This is why I hate “most girls”


“I’m not like most girls.”

You’ve heard it. You’ve seen it said on social media. Heck, you’ve probably even said it yourself if you’re of the female gender. Maybe a guy has even said it to you, and you’ve mistaken it for a compliment. And that’s what some people think it is, an ode to how “different” you are.

People say it all the time, originating from Tumblr and spreading to Instagram, and it’s even seen in books with the character trope of a girl who “doesn’t like girly things” or who hates pink. She is automatically adored by characters and audiences alike for being so “original.” While it may seem as if being told this is flattering, it is in fact the opposite. It does nothing but diss every other girl this complimenter has ever come in contact with.
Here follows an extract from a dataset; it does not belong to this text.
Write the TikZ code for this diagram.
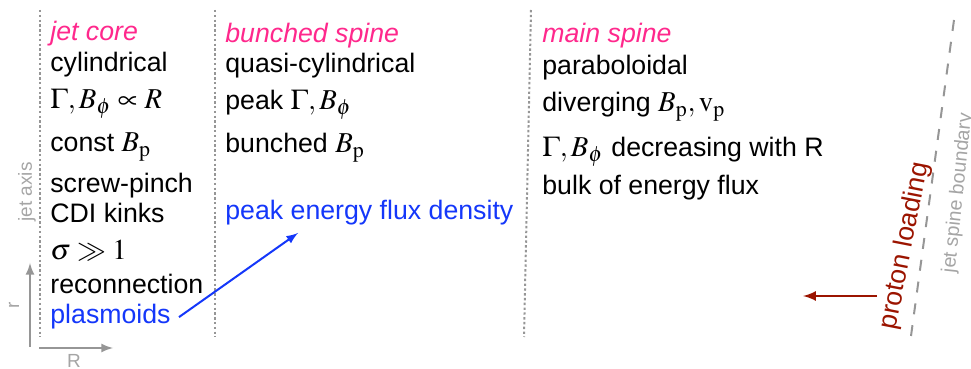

First of all, since when did liking things that are stereotypical “girl” fads become a crime? I grew up thinking it was a sin if I liked the color pink because somehow, a color was assigned a gender. Now, though, I’ll happily go on record and say it’s probably my favorite color, and that’s simply because I don’t think that colors are gender-specific, nor do I think we should be criticized for our passions.

If we all claimed the title “Not Like Other Girls,” we’d all be the exact same.”
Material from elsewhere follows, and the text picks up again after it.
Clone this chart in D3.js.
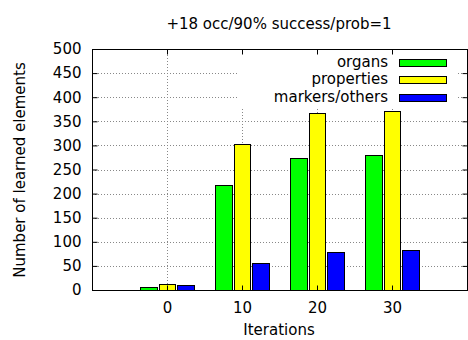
<!DOCTYPE html>
<html><head><meta charset="utf-8">
<script src="https://cdn.jsdelivr.net/npm/d3@7/dist/d3.min.js"></script>
<style>body{margin:0;background:#fff}svg{display:block}text{font-family:"DejaVu Sans",sans-serif;fill:#000}</style>
</head><body><svg id="c" width="468" height="340"></svg>
<script>
const iterations = [0, 10, 20, 30];
const organs = [7, 217, 274, 280];
const properties = [12, 303, 368, 371];
const markers = [11, 57, 79, 82];
const seriesNames = ["organs", "properties", "markers/others"];
const seriesColors = ["#00ff00", "#ffff00", "#0000ff"];
const yTicks = [0, 50, 100, 150, 200, 250, 300, 350, 400, 450, 500];
const title = "+18 occ/90% success/prob=1";
const FONT = '"DejaVu Sans",sans-serif';
const FS = "15px";

const svg = d3.select("#c");
const L = 92, R = 467, T = 49, B = 290;
const x = d3.scaleLinear().domain([-10, 40]).range([L, R]);
const y = d3.scaleLinear().domain([0, 500]).range([B, T]);
const series = [organs, properties, markers];
const barOff = [-2.5, 0, 2.5];
const barW = 2.25;

const grid = svg.append("g").attr("stroke", "#888").attr("stroke-width", 1).attr("stroke-dasharray", "1,2");
yTicks.slice(1, -1).forEach(v => {
  grid.append("line").attr("x1", L).attr("x2", R).attr("y1", Math.round(y(v)) + 0.5).attr("y2", Math.round(y(v)) + 0.5);
});
iterations.forEach(v => {
  grid.append("line").attr("y1", T).attr("y2", B).attr("x1", Math.round(x(v)) + 0.5).attr("x2", Math.round(x(v)) + 0.5);
});

// legend background hides grid
svg.append("rect").attr("x", 237).attr("y", T + 1).attr("width", 219).attr("height", 58).attr("fill", "#fff");

// bars
series.forEach((s, i) => {
  svg.append("g").selectAll("rect").data(s).join("rect")
    .attr("x", (d, j) => Math.round(x(iterations[j] + barOff[i] - barW / 2)) + 0.5)
    .attr("width", (d, j) => Math.round(x(iterations[j] + barOff[i] + barW / 2)) - Math.round(x(iterations[j] + barOff[i] - barW / 2)))
    .attr("y", d => Math.round(y(d)) + 0.5)
    .attr("height", d => B - Math.round(y(d)))
    .attr("fill", seriesColors[i]).attr("stroke", "#000").attr("stroke-width", 1);
});

// frame
svg.append("rect").attr("x", L + 0.5).attr("y", T + 0.5).attr("width", R - L).attr("height", B - T)
  .attr("fill", "none").attr("stroke", "#000").attr("stroke-width", 1);

// axes
const yAxis = svg.append("g").attr("transform", `translate(${L + 0.5},0)`)
  .call(d3.axisLeft(y).tickValues(yTicks).tickSize(-5).tickPadding(11));
const yAxisR = svg.append("g").attr("transform", `translate(${R + 0.5},0)`)
  .call(d3.axisRight(y).tickValues(yTicks).tickSize(-5).tickFormat(""));
const xAxis = svg.append("g").attr("transform", `translate(0,${B + 0.5})`)
  .call(d3.axisBottom(x).tickValues(iterations).tickSize(-5).tickPadding(12));
const xAxisT = svg.append("g").attr("transform", `translate(0,${T + 0.5})`)
  .call(d3.axisTop(x).tickValues(iterations).tickSize(-5).tickFormat(""));
[yAxis, yAxisR, xAxis, xAxisT].forEach(a => {
  a.select(".domain").remove();
  a.selectAll("text").style("font-size", FS).style("font-family", FONT);
});

// legend
const lg = svg.append("g");
seriesNames.forEach((n, i) => {
  const top = 59 + i * 17.3;
  lg.append("text").attr("x", 388).attr("y", top + 8).attr("text-anchor", "end").style("font-size", FS).text(n);
  lg.append("rect").attr("x", 399.5).attr("y", Math.round(top) + 0.5).attr("width", 47).attr("height", 7)
    .attr("fill", seriesColors[i]).attr("stroke", "#000");
});

svg.append("text").attr("x", 279).attr("y", 29).attr("text-anchor", "middle").style("font-size", FS).text(title);
svg.append("text").attr("x", 279).attr("y", 335).attr("text-anchor", "middle").style("font-size", FS).text("Iterations");
svg.append("text").attr("transform", "translate(25,170) rotate(-90)").attr("text-anchor", "middle").style("font-size", FS).text("Number of learned elements");
</script></body></html>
We have tendencies to guilt trip girls into hating things that are perfectly fine to enjoy. You like Starbucks, more specifically pumpkin spice lattes? Well that’s now considered “basic,” and if you don’t want that label, you can’t drink them. You want to look even remotely acceptable for going out somewhere? Well now that’s called trying too hard, and you’re doing it.

I don’t understand. You can’t win either way. The saying “not like other girls”– what does it even mean? I’m not like other girls because I… what? Enjoy video games? Sure you could say that, but then I’d argue that video games aren’t gender-specific even if they are marketed that way and also, other girls like video games.

We (and yes I mentioned myself too because I think every female has done it at least once) find ourselves reaching for one unique thing about ourselves to cling tightly to as if it’s the rope we all had to climb in gym class. But it’s not, and this isn’t a competition. We aren’t fighting to climb to the top. We’ve all made it; there’s no reason to shove the people above us down as we climb overtop of them.

You don’t have to compete and simultaneously bring other women down just because you have your own likes and passions. Quite frankly, you’re probably very similar to at least one other person. This isn’t a bad thing, but in fact, the opposite.

No person is entirely original with their own unique passions because otherwise how would you have heard about these ardors in the first place? But you on your own are unique. Your personality and your inner thoughts and the way you handle and compose yourself. Those are all unique to you and you can embrace those things, but by claiming them as your own and then saying that makes you better than another girl? It doesn’t work that way.

So now, I’d like to propose we get rid of this “compliment” altogether. It’s not. It disses other women and isn’t exactly saying anything particular about you. It’s okay to compliment how you like that she doesn’t need a fancy date-night, but that doesn’t make her “not like other girls.” It simply means that there is at least one night in every woman’s life that she doesn’t want to go out.

Let’s stop hunting for things that are unique to anyone and start embracing what is. We don’t have to fight each other for this metaphorical award of “Most Individual.” Because if you think about it, if we all claimed the title “Not Like Other Girls,” we’d all be the exact same.

I’m tired of hearing it, seeing it, and reading it. Authors, take note. We don’t want any more female characters that are adored because of how “quirky” they are with their high-top Converse and messy buns. I think it’s time you get an original idea.

We’re all special, and we are “most girls.”